President Donald Trump on Friday voiced confidence a US-brokered deal will come soon on the dam.

The three regional powers convened in Washington for what were supposed to be two days of meetings on Tuesday and Wednesday to complete an agreement after talks earlier this month, but negotiations dragged into Friday and disbanded without a final accord.

In a joint statement with the United States and the World Bank after the talks, the nations said they had agreed on a schedule for staged filling of the dam and mitigation mechanisms to adjust its filling and operation during dry periods and drought.

The nations still have to finalize several aspects of the dam, including its safety and provisions for the resolution of disputes, the statement said. But it added that a final agreement on the dam would be signed by all three countries by the end of February.

“Documents to be signed will be further deliberated by legal team supported by technical team. This will continue next week to complete comprehensive document within 30 days,” Sileshi Bekele, Ethiopian minister for water, irrigation and energy, said on Twitter.

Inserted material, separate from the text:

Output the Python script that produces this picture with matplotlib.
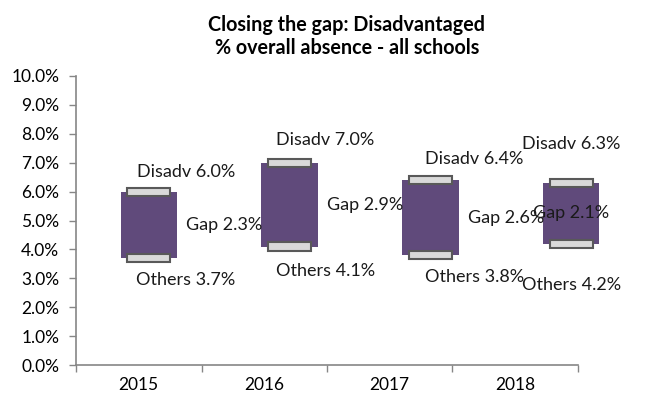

The United States has hosted several rounds of talks in Washington with ministers from the three regional powers and the World Bank after years of trilateral negotiations failed.

Trump, in a call with Ethiopian Prime Minister Abiy Ahmed on Friday, expressed optimism that an agreement on the dam was near and would benefit all parties involved, a White House spokesman said.

The colossal 1.8-kilometer-long dam, under construction since 2011, is expected to begin generating power by the end of this year and eventually double Ethiopia’s electricity.

While Ethiopia says the dam is crucial for its growing economy, Egypt fears the project will disrupt the river that provides 90 percent of its drinking water.

The US Treasury Department has been leading the talks after Egyptian President Abdul Fattah al-Sisi sought intervention from Trump.

Even without taking the dam into account, largely desert Egypt is short of water. It imports about half its food products and recycles about 25 billion cubic meters of water annually.

Addis Ababa denies the dam will undermine Egypt’s access to water.